Categorical Preferences. A \(\text {LAYERED}_m(A, (L_1, \dots , L_m))\) preference on a categorical domain expresses that a user has a set of preferred values given by the disjoint sets \(L_i\). Thereby the values in \(L_1\) are the most preferred values, \(L_2\) are the second choice, and so on. There are several sub-constructors of \(\text {LAYERED}_m\). The positive preference \(\text {POS}(A, {\textit{POS-set}})\) for example is defined as \(\text {LAYERED}_2(A, ({\textit{POS-set}}, ~{{\mathrm{dom}}}(A){\setminus }{\textit{POS-set}}))\) and expresses that a user has a set of preferred values given by the \({\textit{POS-set}}\). The negative preference \(\text {NEG}(A, {\textit{NEG-set}})\) is the counterpart to the \(\text {POS}\) preference. It is possible to combine these preferences to \({\text {POS/POS}}\) or \({\text {POS/NEG}}\).

Example 2

Consider Table 1. If we specify \(P_1 := \text {AROUND}_{5}({\text {power}}, 130)\), the result are the cars with ID 6 and 7, because both have the same distance to the desired value and there does not exists a perfect match. The wish for an Audi or BMW leads to \(P_2:=\text {POS}({\text {make}}, \{{\text {Audi}}, {\text {BMW}} \})\). The result is ID \(\in \{1,2,4,8\}\).

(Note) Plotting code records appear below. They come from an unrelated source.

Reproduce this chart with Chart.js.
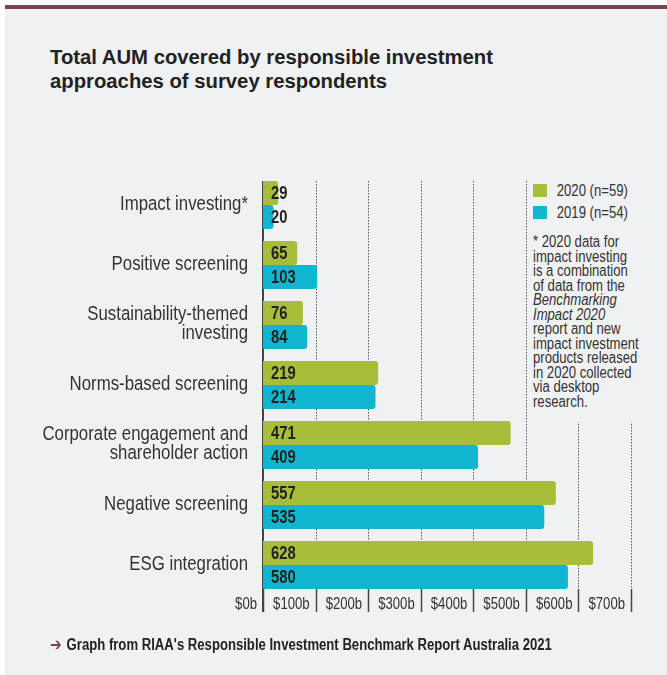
<!DOCTYPE html>
<html>
<head>
<meta charset="utf-8">
<script src="https://cdn.jsdelivr.net/npm/chart.js@4.4.1/dist/chart.umd.min.js"></script>
<style>
  html, body { margin: 0; padding: 0; background: #fff; }
  body { width: 667px; height: 675px; position: relative; overflow: hidden; }
  #panel { position: absolute; left: 5px; top: 5px; width: 662px; height: 670px; background: #f0f1f3; }
  #topline { position: absolute; left: 5px; top: 5px; width: 662px; height: 4px; background: #7d4150; }
  #title {
    position: absolute; left: 50px; top: 45px; margin: 0;
    font: bold 20.3px "Liberation Sans", Arial, sans-serif; line-height: 24px; color: #222;
  }
  #aum-chart { position: absolute; left: 0; top: 0; }
  #side-note {
    position: absolute; left: 529px; top: 176px; width: 134px; height: 246px;
    background: #f0f1f3; z-index: 2; overflow: hidden;
  }
  .narrow {
    position: absolute; left: 4px; transform: scaleX(0.82); transform-origin: 0 0;
    font: 16px "Liberation Sans", Arial, sans-serif; color: #333; white-space: nowrap;
  }
  .legend-row { position: absolute; left: 0; height: 14px; line-height: 14px; }
  .legend-row span { display: inline-block; width: 17px; height: 13px; vertical-align: top; margin-right: 12px; }
  #note { top: 59px; margin: 0; line-height: 14.5px; }
  #source {
    position: absolute; left: 50px; top: 634px; margin: 0; white-space: nowrap;
    transform: scaleX(0.82); transform-origin: 0 0;
    font: bold 16px "Liberation Sans", Arial, sans-serif; color: #222;
  }
  #source .arrow { color: #7d4150; font-family: "DejaVu Sans", sans-serif; font-size: 17px; margin-right: 6px; }
</style>
</head>
<body>
<div id="panel"></div>
<div id="topline"></div>
<h1 id="title">Total AUM covered by responsible investment<br>approaches of survey respondents</h1>
<canvas id="aum-chart" width="667" height="675"></canvas>
<div id="side-note">
  <div id="legend" class="narrow" style="top:0"></div>
  <p id="note" class="narrow">* 2020 data for<br>impact investing<br>is a combination<br>of data from the<br><i>Benchmarking<br>Impact 2020</i><br>report and new<br>impact investment<br>products released<br>in 2020 collected<br>via desktop<br>research.</p>
</div>
<p id="source"><span class="arrow">➔</span>Graph from RIAA's Responsible Investment Benchmark Report Australia 2021</p>

<script>
const categories = [
  'Impact investing*',
  'Positive screening',
  ['Sustainability-themed', 'investing'],
  'Norms-based screening',
  ['Corporate engagement and', 'shareholder action'],
  'Negative screening',
  'ESG integration'
];
const aum2020 = [29, 65, 76, 219, 471, 557, 628];
const aum2019 = [20, 103, 84, 214, 409, 535, 580];
const seriesLabels = ['2020 (n=59)', '2019 (n=54)'];
const seriesColors = ['#a8be3a', '#10b6d0'];
const axisMax = 700;
const axisStep = 100;

const baseFont = '"Liberation Sans", Arial, sans-serif';
const squeeze = 0.82; // the original uses a condensed face

function narrowText(ctx, text, x, y, align) {
  ctx.save();
  ctx.translate(x, y);
  ctx.scale(squeeze, 1);
  ctx.textAlign = align;
  ctx.fillText(text, 0, 0);
  ctx.restore();
}

// dotted grid, solid tick marks, the left axis line and the axis labels
const axisMarks = {
  id: 'axisMarks',
  beforeDatasetsDraw(chart) {
    const { ctx, chartArea: { left, top, bottom }, scales: { x, y } } = chart;
    const y0 = top + 6;
    const y1 = bottom - 6;
    const tickEnd = bottom + 17;

    ctx.save();
    x.ticks.forEach(t => {
      const px = Math.round(x.getPixelForValue(t.value)) + 0.5;
      if (t.value > 0) {
        ctx.strokeStyle = '#555';
        ctx.lineWidth = 1;
        ctx.setLineDash([1.5, 1.5]);
        ctx.beginPath();
        ctx.moveTo(px, y0);
        ctx.lineTo(px, y1);
        ctx.stroke();
      }
      ctx.setLineDash([]);
      ctx.strokeStyle = '#444';
      ctx.lineWidth = 1.5;
      ctx.beginPath();
      ctx.moveTo(px, y1);
      ctx.lineTo(px, tickEnd);
      ctx.stroke();
    });

    ctx.strokeStyle = '#444';
    ctx.lineWidth = 2;
    ctx.beginPath();
    ctx.moveTo(left, y0);
    ctx.lineTo(left, tickEnd);
    ctx.stroke();

    // x tick labels sit just left of their tick mark
    ctx.fillStyle = '#333';
    ctx.textBaseline = 'middle';
    ctx.font = '16px ' + baseFont;
    x.ticks.forEach(t => {
      narrowText(ctx, '$' + t.value + 'b', x.getPixelForValue(t.value) - 6, bottom + 10, 'right');
    });

    // category labels
    ctx.font = '20.5px ' + baseFont;
    chart.data.labels.forEach((label, i) => {
      const lines = [].concat(label);
      const py = y.getPixelForValue(i) - 1;
      lines.forEach((line, k) => {
        narrowText(ctx, line, left - 15, py + (k - (lines.length - 1) / 2) * 18.5, 'right');
      });
    });
    ctx.restore();
  }
};

// values written inside the start of every bar
const barValues = {
  id: 'barValues',
  afterDatasetsDraw(chart) {
    const { ctx } = chart;
    ctx.save();
    ctx.font = 'bold 18px ' + baseFont;
    ctx.fillStyle = '#222';
    ctx.textBaseline = 'middle';
    chart.data.datasets.forEach((ds, i) => {
      chart.getDatasetMeta(i).data.forEach((bar, j) => {
        narrowText(ctx, String(ds.data[j]), bar.base + 8, bar.y + 1, 'left');
      });
    });
    ctx.restore();
  }
};

const chart = new Chart(document.getElementById('aum-chart'), {
  type: 'bar',
  data: {
    labels: categories,
    datasets: [
      { label: seriesLabels[0], data: aum2020, backgroundColor: seriesColors[0] },
      { label: seriesLabels[1], data: aum2019, backgroundColor: seriesColors[1] }
    ]
  },
  options: {
    indexAxis: 'y',
    responsive: false,
    animation: false,
    devicePixelRatio: 1,
    categoryPercentage: 0.8,
    barPercentage: 1,
    borderRadius: 3,
    layout: { padding: { top: 175, right: 36, bottom: 58, left: 0 } },
    plugins: {
      legend: { display: false },
      tooltip: { enabled: false }
    },
    scales: {
      y: {
        grid: { display: false },
        border: { display: false },
        ticks: { display: false },
        afterFit: s => { s.width = 263; }
      },
      x: {
        min: 0,
        max: axisMax,
        grid: { display: false },
        border: { display: false },
        ticks: { display: false, stepSize: axisStep },
        afterFit: s => { s.height = 22; }
      }
    }
  },
  plugins: [axisMarks, barValues]
});

// legend built from the datasets
const legendBox = document.getElementById('legend');
chart.data.datasets.forEach((ds, i) => {
  const row = document.createElement('div');
  row.className = 'legend-row';
  row.style.top = (8 + i * 22) + 'px';
  row.innerHTML = '<span style="background:' + ds.backgroundColor + '"></span>' + ds.label;
  legendBox.appendChild(row);
});
</script>
</body>
</html>
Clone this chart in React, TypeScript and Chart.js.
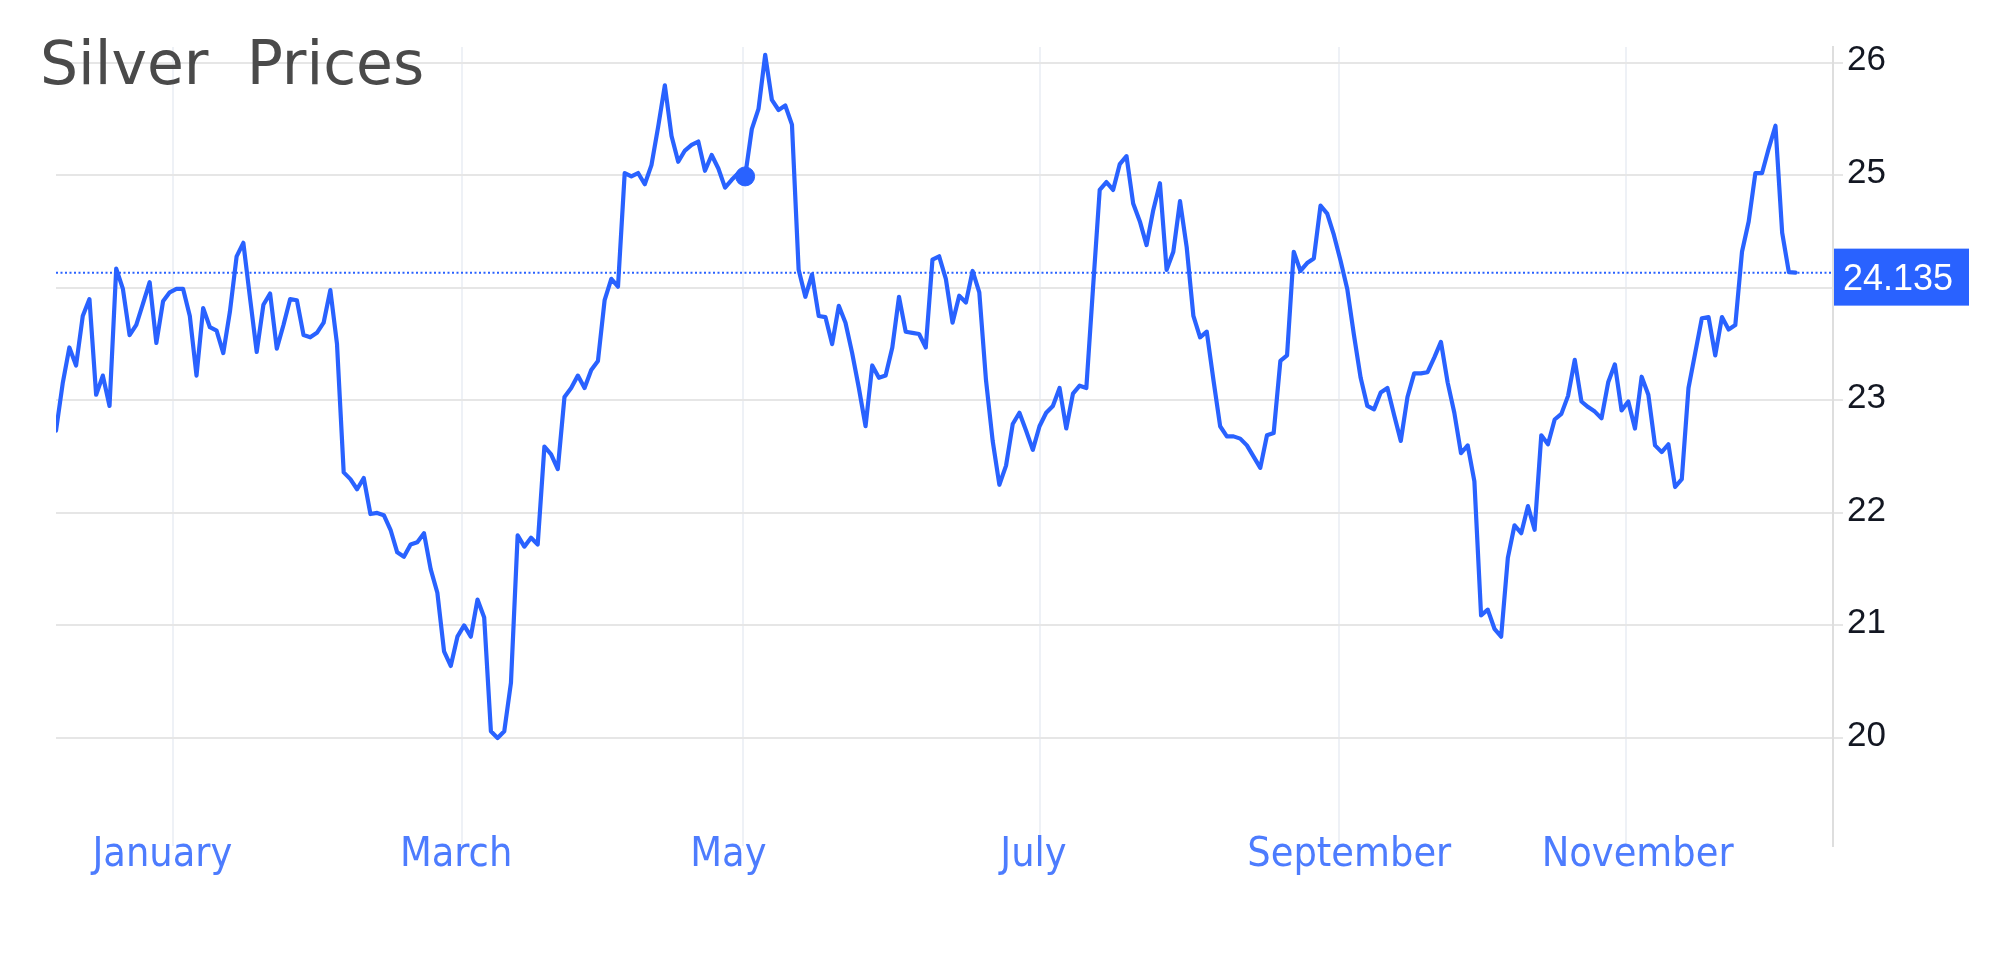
import React, { useEffect, useRef } from "react";
import { Chart, registerables } from "chart.js";

Chart.register(...registerables);

// ---------- data ----------
const TITLE = "Silver  Prices";

const prices: number[] = [
  22.73, 23.15, 23.47, 23.31, 23.75, 23.9, 23.05, 23.22, 22.95, 24.17,
  23.99, 23.58, 23.67, 23.86, 24.05, 23.51, 23.88, 23.96, 23.99, 23.99,
  23.75, 23.22, 23.82, 23.65, 23.62, 23.42, 23.79, 24.28, 24.4, 23.91,
  23.43, 23.85, 23.95, 23.46, 23.67, 23.9, 23.89, 23.58, 23.56, 23.6,
  23.69, 23.98, 23.5, 22.36, 22.3, 22.21, 22.31, 21.99, 22.0, 21.98,
  21.85, 21.65, 21.61, 21.72, 21.74, 21.82, 21.5, 21.29, 20.77, 20.64,
  20.9, 21.0, 20.9, 21.23, 21.07, 20.06, 20.0, 20.06, 20.49, 21.8,
  21.7, 21.78, 21.72, 22.59, 22.52, 22.39, 23.03, 23.11, 23.22, 23.11,
  23.27, 23.35, 23.89, 24.08, 24.01, 25.02, 24.99, 25.02, 24.92, 25.09,
  25.43, 25.8, 25.35, 25.12, 25.22, 25.27, 25.3, 25.04, 25.18, 25.06,
  24.89, 24.96, 25.02, 24.99, 25.41, 25.59, 26.07, 25.67, 25.58, 25.62,
  25.45, 24.16, 23.92, 24.12, 23.75, 23.74, 23.5, 23.84, 23.69, 23.42,
  23.11, 22.77, 23.31, 23.2, 23.22, 23.47, 23.92, 23.61, 23.6, 23.59,
  23.47, 24.25, 24.28, 24.08, 23.69, 23.93, 23.87, 24.15, 23.96, 23.18,
  22.64, 22.25, 22.42, 22.79, 22.89, 22.73, 22.56, 22.77, 22.89, 22.95,
  23.11, 22.75, 23.06, 23.13, 23.11, 24.0, 24.87, 24.94, 24.87, 25.1,
  25.17, 24.75, 24.59, 24.38, 24.69, 24.93, 24.16, 24.32, 24.77, 24.36,
  23.75, 23.56, 23.61, 23.18, 22.77, 22.68, 22.68, 22.66, 22.6, 22.5,
  22.4, 22.69, 22.71, 23.35, 23.4, 24.32, 24.15, 24.22, 24.26, 24.73,
  24.66, 24.47, 24.24, 23.99, 23.58, 23.2, 22.95, 22.92, 23.07, 23.11,
  22.87, 22.64, 23.03, 23.24, 23.24, 23.25, 23.38, 23.52, 23.16, 22.89,
  22.53, 22.6, 22.28, 21.09, 21.14, 20.97, 20.9, 21.6, 21.89, 21.82,
  22.06, 21.85, 22.69, 22.61, 22.83, 22.88, 23.04, 23.36, 22.99, 22.94,
  22.9, 22.84, 23.16, 23.32, 22.91, 22.99, 22.75, 23.21, 23.05, 22.6,
  22.54, 22.61, 22.23, 22.3, 23.11, 23.42, 23.73, 23.74, 23.4, 23.74,
  23.63, 23.67, 24.32, 24.59, 25.02, 25.02, 25.24, 25.44, 24.49, 24.14,
  24.135,
];

// month grid lines and month labels, in trading-day index units
const monthGridPositions: number[] = [17.43, 60.63, 102.75, 147.1, 191.7, 234.7];
const monthLabelPositions: number[] = [15.9, 59.8, 100.5, 146.1, 193.3, 236.4];
const monthLabels: string[] = ["January", "March", "May", "July", "September", "November"];

const yTickValues: number[] = [20, 21, 22, 23, 24, 25, 26];
const hiddenYTickLabels: number[] = [24];

const highlightIndex = 103;

const X_MIN = 0;
const X_MAX = 265.6;
const Y_MIN = 19.04;
const Y_MAX = 26.14;

// ---------- styles ----------
const BLUE = "#2962ff";
const W = 2009;
const H = 961;

export default function App() {
  const canvasRef = useRef<HTMLCanvasElement | null>(null);

  useEffect(() => {
    document.body.style.margin = "0";
    document.body.style.overflow = "hidden";
    const canvas = canvasRef.current;
    if (!canvas) return;

    const last = prices[prices.length - 1];
    const lineData = prices.map((v, i) => ({ x: i, y: v }));
    const lastLine = [
      { x: X_MIN, y: last },
      { x: X_MAX, y: last },
    ];

    const overlayPlugin = {
      id: "overlayPlugin",
      afterDraw(chart: any) {
        const ctx: CanvasRenderingContext2D = chart.ctx;
        const area = chart.chartArea;
        const py = chart.scales.y.getPixelForValue(last);
        ctx.save();
        // last price tag
        ctx.fillStyle = BLUE;
        ctx.fillRect(area.right + 1, py - 24, 135, 57);
        ctx.fillStyle = "#ffffff";
        ctx.font = '36px "Liberation Sans", Arial, sans-serif';
        ctx.textAlign = "left";
        ctx.textBaseline = "alphabetic";
        ctx.fillText(last.toFixed(3), area.right + 10, py + 17);
        // title
        ctx.fillStyle = "#4a4a4a";
        ctx.font = '60px "DejaVu Sans", sans-serif';
        ctx.fillText(TITLE, 40, 84);
        ctx.restore();
      },
    };

    const chart = new Chart(canvas, {
      type: "line",
      data: {
        datasets: [
          {
            data: lineData,
            borderColor: BLUE,
            backgroundColor: BLUE,
            borderWidth: 4.2,
            borderJoinStyle: "round",
            borderCapStyle: "round",
            tension: 0,
            pointRadius: (c: any) => (c.dataIndex === highlightIndex ? 9.5 : 0),
            pointBackgroundColor: BLUE,
            pointBorderColor: BLUE,
            pointBorderWidth: 1,
            order: 0,
          } as any,
          {
            data: lastLine,
            borderColor: BLUE,
            borderWidth: 2,
            borderDash: [2, 2.5],
            pointRadius: 0,
            tension: 0,
            order: 1,
          } as any,
        ],
      },
      options: {
        responsive: false,
        animation: false,
        events: [],
        layout: { padding: { left: 56, top: 47, right: 0, bottom: 0 } },
        plugins: {
          legend: { display: false },
          tooltip: { enabled: false },
          title: { display: false },
        },
        scales: {
          x: {
            type: "linear",
            position: "bottom",
            min: X_MIN,
            max: X_MAX,
            afterBuildTicks: (s: any) => {
              s.ticks = monthGridPositions.map((v) => ({ value: v }));
            },
            afterFit: (s: any) => {
              s.height = 0;
            },
            ticks: { display: false },
            grid: { color: "#eef1f6", lineWidth: 2, drawTicks: false },
            border: { display: false },
          },
          x2: {
            type: "linear",
            position: "bottom",
            min: X_MIN,
            max: X_MAX,
            afterBuildTicks: (s: any) => {
              s.ticks = monthLabelPositions.map((v) => ({ value: v }));
            },
            afterFit: (s: any) => {
              s.height = H - 846;
            },
            ticks: {
              autoSkip: false,
              maxRotation: 0,
              minRotation: 0,
              mirror: true,
              padding: -34,
              color: "#4d7cfe",
              font: { family: "'DejaVu Sans Condensed', 'DejaVu Sans'", size: 41 },
              callback: (_v: any, i: number) => monthLabels[i],
            },
            grid: { display: false, drawTicks: false },
            border: { display: false },
          },
          y: {
            type: "linear",
            position: "right",
            min: Y_MIN,
            max: Y_MAX,
            afterBuildTicks: (s: any) => {
              s.ticks = yTickValues.map((v) => ({ value: v }));
            },
            afterFit: (s: any) => {
              s.width = W - 1833;
            },
            ticks: {
              padding: 4,
              labelOffset: -2,
              color: "#131722",
              font: { family: "'Liberation Sans'", size: 35 },
              callback: (v: any) => (hiddenYTickLabels.includes(Number(v)) ? "" : String(v)),
            },
            grid: { color: "#e6e6e6", lineWidth: 2, tickLength: 10, drawTicks: true },
            border: { display: true, color: "#dedede", width: 2 },
          },
        },
      } as any,
      plugins: [overlayPlugin],
    });

    return () => {
      chart.destroy();
    };
  }, []);

  return (
    <div style={{ position: "fixed", left: 0, top: 0, width: W, height: H, background: "#ffffff" }}>
      <canvas ref={canvasRef} width={W} height={H} style={{ display: "block", width: W, height: H }} />
    </div>
  );
}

It is possible to combine several base preferences into more complex preferences, where one has to decide the relative importance of the given preferences. Equal importance is modeled by the Pareto preference, whereas for ordered importance we use Prioritization. Both are not topic of this paper, but are discussed elsewhere.

2.2 Index Data Structures

In this section we recapitulate well-known index structures for databases which also can be applied to preference queries. Note that there are many other indexes, but the mentioned structures are practical for preference queries as well.

Range Trees have been designed to answer range queries efficiently [8]. They are similar to a B\(^+\)-trees, where all values in the left child are less than or equal to the value maintained at the node, while all values in the right child are greater. In a range tree all the data is stored in the leaves. Thereby, (1) the leaves of the tree are maintained in a sorted order, and (2) the leaves are linked to the next and previous nodes. The combined effect is that the data points form a sorted doubly linked list. A range tree is a balanced search tree and hence the search time is in \(\mathcal {O}(\log (k)+|S|)\), k the number of values in the tree and |S| the number of tuples in the answer set.

Hash Index uses a hash function h(v) that takes a search key v and computes an integer in the range 0 to \(B-1\), where B is the number of buckets [2]. A bucket directory holds the headers of B linked lists, one for each bucket of the array. If a tuple has search key v, then we store the tuple by linking it to the bucket list for the bucket numbered h(v). Hash functions complete searching for any key in \(\mathcal {O}(1)\) time, since one only has to lookup h(v) for a search key v. Thus, in a database querying context, hash functions are desirable for exact match queries, but cannot support range queries well.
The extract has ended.